Whitney Houston’s dress and earrings that she wore in The Bodyguard were auctioned in Hollywood Tuesday. There’s a lesson for everyone in show business. If you don’t want your wardrobe sold the day you die never give your clothes to your coke dealer as security.
Magic Johnson launched a black TV network Tuesday as part of a Justice Department deal with Comcast to help minorities. That’s nice. It’s an important program to help disadvantagd businessmen who just sold their share of the Lakers for forty million dollars.
The New York Mercantile Exchange saw oil hit one hundred six dollars per barrel on Monday, sending gas prices and food prices through the roof. The cost of living is about to skyrocket with no end in sight. Economists say those hit hardest should consider dying.
President Obama released a million acres of Gulf of Mexico waters to offshore drilling Tuesday. That should help drivers quickly. Gas prices hit an all-time low during the oil spill when you could drive through Popeye’s shrimp and throw them directly in your tank.
Las Vegas casino owner Shelly Adelson vowed Tuesday to donate one hundred million dollars to a PAC to get Newt Gingrich elected. He doesn’t care how badly Newt’s trailing in the polls. When his casino customers gamble like this he sends a private plane for them.
Newt Gingrich ripped President Obama Tuesday for never calling America’s enemies radical Islamists. Each party fights terrorism in its own way. The president is a Democrat, and he likes to kill terrorists one at a time with drones rather than bomb them all at once like the Republicans would, and then be responsible for all the post-war layoffs.
Rick Santorum was shown telling Catholic school girls that Satan’s targeting the USA. He said Satan is attacking America through vanity and sensuality. Americans wouldn’t elect anybody president who talked like this, they’d report him to the Internet dating site.
Iran was named America’s top enemy by thirty-two percent in the Gallup Poll. That’s not something that can be decided with some Gallup poll. We need to hold tryouts for America’s Greatest Enemies and rely on Simon Cowell and Paula Abdul to decide for us.

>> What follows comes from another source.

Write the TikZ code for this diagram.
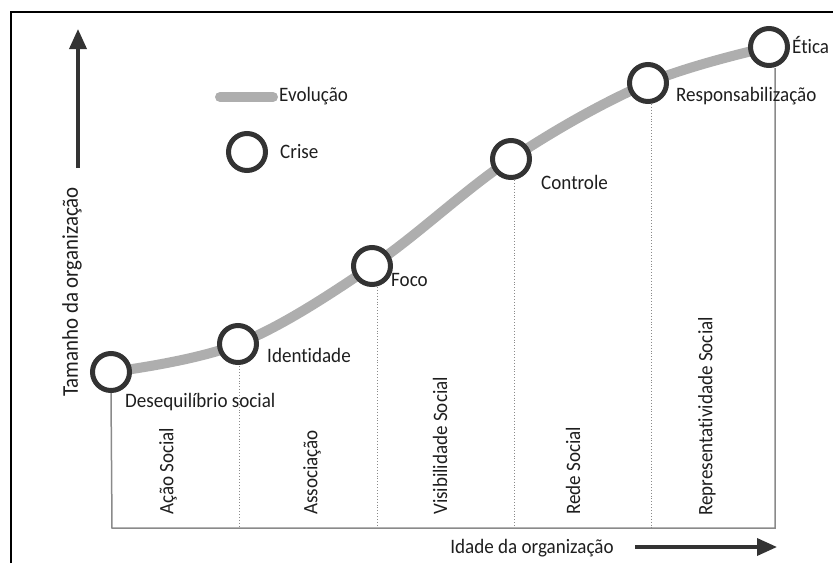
\documentclass[tikz,border=0pt]{standalone}
\usepackage{fontspec}
\setmainfont{Carlito}[FakeStretch=0.93,Ligatures=NoCommon]
\usetikzlibrary{arrows.meta}
\definecolor{crisecol}{HTML}{333333}
\definecolor{evolcol}{HTML}{AEAEAE}
\definecolor{axiscol}{HTML}{8A8A8A}
\definecolor{txtcol}{HTML}{1E1E1E}
\begin{document}
\begin{tikzpicture}[x=1pt,y=-1pt,
  crise/.style={circle,draw=crisecol,line width=5pt,fill=white,minimum size=37pt,inner sep=0pt},
  evol/.style={evolcol,line width=10pt,line cap=round},
  lbl/.style={text=txtcol,font=\fontsize{20.5}{22}\selectfont,inner sep=0pt},
  phase/.style={lbl,rotate=90,anchor=west},
  axisline/.style={axiscol,line width=1.5pt},
  divline/.style={axiscol,line width=0.9pt,dotted},
  bigarrow/.style={crisecol,line width=3.5pt,-{Triangle[length=20pt,width=17pt]}}
]
\useasboundingbox (0,0) rectangle (833,563);
% frame
\draw[black,line width=2.5pt] (11,563) -- (11,12) -- (833,12);

% evolution curve
\draw[evol] plot[smooth,tension=0.6] coordinates {(111,372) (238,344) (372,266) (511,159) (648,83) (769,47)};

% crisis circles
\node[crise] (c1) at (111,372) {};
\node[crise] (c2) at (238,344) {};
\node[crise] (c3) at (372,266) {};
\node[crise] (c4) at (511,159) {};
\node[crise] (c5) at (648,83) {};
\node[crise] (c6) at (769,47) {};

% base and dividers
\coordinate (bl) at (112,528);
\coordinate (br) at (775,528);
\coordinate (d2) at (239,366);
\coordinate (d3) at (377,287);
\coordinate (d4) at (514,180);
\coordinate (d5) at (651,104);
\coordinate (d6) at (775,68);
\draw[axisline] (c1.south) -- (bl) -- (br) -- (d6);
\draw[divline] (d2) -- (d2 |- bl);
\draw[divline] (d3) -- (d3 |- bl);
\draw[divline] (d4) -- (d4 |- bl);
\draw[divline] (d5) -- (d5 |- bl);

% crisis labels
\node[lbl,anchor=west] (t1) at (125,402) {Desequilíbrio social};
\node[lbl,anchor=west] (t2) at (267,355) {Identidade};
\node[lbl,anchor=west] (t3) at (391,280) {Foco};
\node[lbl,anchor=west] (t4) at (541,182) {Controle};
\node[lbl,anchor=west] (t5) at (676,96) {Responsabilização};
\node[lbl,anchor=west] (t6) at (792,45) {Ética};

% phase labels
\node[phase] (p1) at (168,515) {Ação Social};
\node[phase] (p2) at (312,515) {Associação};
\node[phase] (p3) at (440,515) {Visibilidade Social};
\node[phase] (p4) at (573,515) {Rede Social};
\node[phase] (p5) at (707,516) {Representatividade Social};

% legend
\coordinate (lg1) at (220,97);
\coordinate (lg2) at (273,97);
\draw[evol] (lg1) -- (lg2);
\node[lbl,anchor=west] (lev) at (279,96) {Evolução};
\node[crise] (lc) at (247,152) {};
\node[lbl,anchor=west] (lcr) at (280,152) {Crise};

% axes arrows
\coordinate (ya) at (78,168);
\coordinate (yb) at (78,29);
\draw[bigarrow] (ya) -- (yb);
\node[lbl,rotate=90,font=\fontsize{22.5}{24}\selectfont] (ylab) at (72,292) {Tamanho da organização};
\coordinate (xa) at (635,547);
\coordinate (xb) at (777,547);
\draw[bigarrow] (xa) -- (xb);
\node[lbl] (xlab) at (532,548) {Idade da organização};
\end{tikzpicture}
\end{document}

Greece agreed to a hundred seventy-two billion dollar bailout Tuesday with the EU and bankers in Hamburg and Berlin. The country will have to endure severe social belt tightening, fiscal order, and German supervision. Eventually even continents revert to type.
NASCAR dropped the Dukes of Hazard’s General Lee as pace car in Phoenix due to the Rebel flag on the roof. It’s a futile attempt to attract black fans. African-Americans will never attend an event where there are more earls in the beer line than in the House of Lords.